Porsche 356B 1600S Coupe (1962)
One of the all-time great sports cars, the 356 was the work of Ferry Porsche and based on the Volkswagen designed by his father. Like the immortal 'Beetle', the 356 employed a platform-type chassis with rear-mounted air-cooled engine and all-independent torsion bar suspension. In 1951 a works car finished first in the 1,100cc class at the Le Mans 24-Hour Race, thus beginning the marque's long and illustrious association with Le Sarthe.
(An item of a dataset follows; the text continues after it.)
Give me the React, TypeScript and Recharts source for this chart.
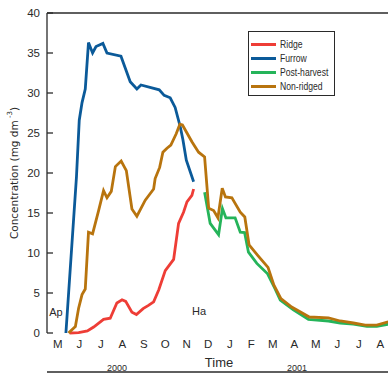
// Nitrate concentration under ridge / furrow / non-ridged plots, May 2000 – Aug 2001

import { Legend, Line, LineChart, ReferenceDot, ReferenceLine, XAxis, YAxis } from "recharts";

const NARROW = "'Liberation Sans', Arial, sans-serif";
const INK = "#2a2a2a";

// x is months since 1 May 2000
const MONTHS = ["M", "J", "J", "A", "S", "O", "N", "D", "J", "F", "M", "A", "M", "J", "J", "A"];
const MONTH_EDGES = [0, 1, 2, 3, 4, 5, 6, 7, 8, 9, 10, 11, 12, 13, 14, 15, 16];
const MONTH_MIDS = [0.5, 1.5, 2.5, 3.5, 4.5, 5.5, 6.5, 7.5, 8.5, 9.5, 10.5, 11.5, 12.5, 13.5, 14.5, 15.5];
const Y_TICKS = [0, 5, 10, 15, 20, 25, 30, 35, 40];

const ridgeT = [1.05, 1.47, 1.88, 2.17, 2.63, 2.94, 3.25, 3.49, 3.66, 3.95, 4.16, 4.47, 4.72, 4.96, 5.2, 5.5, 5.89, 6.12, 6.35, 6.51, 6.74, 6.82];
const ridgeC = [0, 0.05, 0.25, 0.75, 1.7, 1.85, 3.75, 4.15, 3.95, 2.6, 2.3, 3.05, 3.45, 3.9, 5.4, 7.8, 9.2, 13.7, 15.1, 16.4, 17.2, 18.0];

const furrowT = [0.88, 1.37, 1.5, 1.63, 1.78, 1.93, 2.12, 2.28, 2.6, 2.79, 3.44, 3.87, 4.18, 4.37, 5.22, 5.45, 5.73, 5.96, 6.2, 6.32, 6.48, 6.82];
const furrowC = [0, 19.5, 26.6, 28.8, 30.5, 36.3, 35.0, 35.8, 36.2, 35.0, 34.6, 31.4, 30.5, 31.0, 30.4, 29.7, 29.4, 28.2, 25.75, 24.2, 21.6, 18.9];

const postT = [7.33, 7.59, 7.98, 8.16, 8.32, 8.75, 8.99, 9.19, 9.37, 9.76, 10.26, 10.61, 10.85, 11.46, 12.16, 13.09, 13.64, 14.25, 14.88, 15.34, 15.87];
const postC = [17.6, 13.7, 12.3, 15.55, 14.4, 14.4, 12.6, 12.55, 10.1, 8.7, 7.4, 5.5, 4.1, 2.9, 1.7, 1.5, 1.25, 1.1, 0.84, 0.84, 1.1];

const nonT = [1.0, 1.32, 1.47, 1.63, 1.78, 1.93, 2.12, 2.4, 2.63, 2.79, 2.99, 3.18, 3.45, 3.69, 3.95, 4.18, 4.57, 4.96, 5.03, 5.24, 5.39, 5.58, 5.76, 6.01, 6.18, 6.3, 6.74, 7.05, 7.33, 7.52, 7.75, 7.95, 8.15, 8.3, 8.6, 8.75, 8.99, 9.2, 9.4, 9.8, 10.28, 10.55, 10.88, 11.38, 12.2, 13.09, 13.64, 14.25, 14.8, 15.34, 15.87];
const nonC = [0, 0.8, 3.1, 4.8, 5.5, 12.6, 12.4, 15.3, 17.8, 16.9, 17.7, 20.8, 21.5, 20.3, 15.5, 14.6, 16.6, 18.0, 19.3, 20.7, 22.6, 23.1, 23.5, 24.9, 26.1, 26.0, 23.9, 22.6, 22.0, 15.6, 15.3, 14.4, 18.1, 17.0, 16.9, 16.2, 15.1, 14.5, 11.0, 9.7, 8.2, 6.0, 4.3, 3.25, 2.0, 1.9, 1.5, 1.25, 0.98, 0.98, 1.4];

const SERIES = [
  { name: "Ridge", color: "#ee3d36", t: ridgeT, c: ridgeC },
  { name: "Furrow", color: "#0b5a99", t: furrowT, c: furrowC },
  { name: "Post-harvest", color: "#25b45a", t: postT, c: postC },
  { name: "Non-ridged", color: "#b8740e", t: nonT, c: nonC },
];

const pts = (t: number[], c: number[]) => t.map((m, i) => ({ m, c: c[i] }));

function LegendBox() {
  return (
    <div
      style={{
        boxSizing: "border-box",
        width: 87,
        height: 65,
        border: `1.3px solid ${INK}`,
        background: "#fff",
        padding: "5px 2px 0 2px",
      }}
    >
      {SERIES.map((s) => (
        <div key={s.name} style={{ display: "flex", alignItems: "center", height: 14, whiteSpace: "nowrap" }}>
          <span style={{ flex: "none", width: 25, height: 3, background: s.color, marginRight: 4 }} />
          <span
            style={{
              display: "inline-block",
              fontSize: 10.5,
              fontFamily: NARROW,
              color: INK,
              lineHeight: "14px",
              transform: "scaleX(0.82)",
              transformOrigin: "left center",
            }}
          >
            {s.name}
          </span>
        </div>
      ))}
    </div>
  );
}

function YLabel({ viewBox }: any) {
  const cx = viewBox.x + 14;
  const cy = viewBox.y + viewBox.height / 2;
  return (
    <text
      x={cx}
      y={cy}
      transform={`rotate(-90 ${cx} ${cy})`}
      textAnchor="middle"
      dominantBaseline="central"
      fontSize={10.5}
      fontFamily="'DejaVu Sans', sans-serif"
      fill={INK}
    >
      Concentration (mg dm
      <tspan fontSize={7} dy={-4}> -3</tspan>
      <tspan dy={4}>)</tspan>
    </text>
  );
}

const note = (value: string, size: number) => ({
  value,
  position: "center" as const,
  fontSize: size,
  fontFamily: NARROW,
  fill: INK,
});

export default function App() {
  return (
    <div style={{ position: "fixed", left: 0, top: 0, width: 388, height: 373, overflow: "hidden", background: "#fff" }}>
      <LineChart width={400} height={373} margin={{ top: 13, right: 9, bottom: 0, left: 0 }}>
        <XAxis
          xAxisId="m"
          type="number"
          dataKey="m"
          domain={[0, 16]}
          allowDataOverflow
          ticks={MONTH_EDGES}
          interval={0}
          tick={false}
          tickSize={-5}
          height={1}
          stroke={INK}
          strokeWidth={1.3}
        />
        <XAxis
          xAxisId="lbl"
          type="number"
          dataKey="m"
          domain={[0, 16]}
          allowDataOverflow
          ticks={MONTH_MIDS}
          interval={0}
          tickFormatter={(v: number) => MONTHS[Math.floor(v)]}
          tickLine={false}
          axisLine={false}
          tickSize={0}
          tickMargin={7}
          height={39}
          tick={{ fontSize: 11.5, fontFamily: NARROW, fill: INK }}
          label={{ value: "Time", position: "insideBottom", offset: 5, fontSize: 13, fontFamily: NARROW, fill: INK }}
        />
        <YAxis
          type="number"
          domain={[0, 40]}
          ticks={Y_TICKS}
          interval={0}
          width={47}
          tickSize={-6}
          tickMargin={13}
          stroke={INK}
          strokeWidth={1.3}
          tick={{ fontSize: 11.5, fontFamily: NARROW, fill: INK }}
          label={{ content: YLabel }}
        />
        <ReferenceLine xAxisId="m" y={40} stroke={INK} strokeWidth={1.3} />
        {SERIES.map((s) => (
          <Line
            key={s.name}
            xAxisId="m"
            data={pts(s.t, s.c)}
            dataKey="c"
            name={s.name}
            type="linear"
            stroke={s.color}
            strokeWidth={2.8}
            dot={false}
            activeDot={false}
            isAnimationActive={false}
          />
        ))}
        <ReferenceDot xAxisId="m" x={0.42} y={2.56} r={0} ifOverflow="visible" label={note("Ap", 11)} />
        <ReferenceDot xAxisId="m" x={7.07} y={2.7} r={0} ifOverflow="visible" label={note("Ha", 11)} />
        <ReferenceDot xAxisId="m" x={3.26} y={-4.4} r={0} ifOverflow="visible" label={note("2000", 9)} />
        <ReferenceDot xAxisId="m" x={11.63} y={-4.4} r={0} ifOverflow="visible" label={note("2001", 9)} />
        <Legend
          layout="vertical"
          align="center"
          verticalAlign="middle"
          content={() => <LegendBox />}
          wrapperStyle={{ left: 248, top: 31, width: 87, height: 65 }}
        />
      </LineChart>
    </div>
  );
}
The first phase of development saw the 356's engine grow to 1.3 and then to 1.5 litres; the original split windscreen replaced by a one-piece; and a Porsche synchromesh gearbox adopted. 1955 marked the arrival of the restyled 356A, the newcomer being readily distinguished by its curved windscreen and 15" - down from 16" - wheels. Numerous further styling revisions differentiated the 356B of 1959 from its immediate predecessor while the engine - now standardised at 1,600cc - was available in three different stages of tune, the most powerful - apart from the four-cam Carrera - being the 90bhp 1600S unit.
The 356B represents significant advances in driveability and comfort over earlier 356 models, and is a pleasingly quick way to enjoy the traditional Porsche values of quality, reliability and mechanical robustness.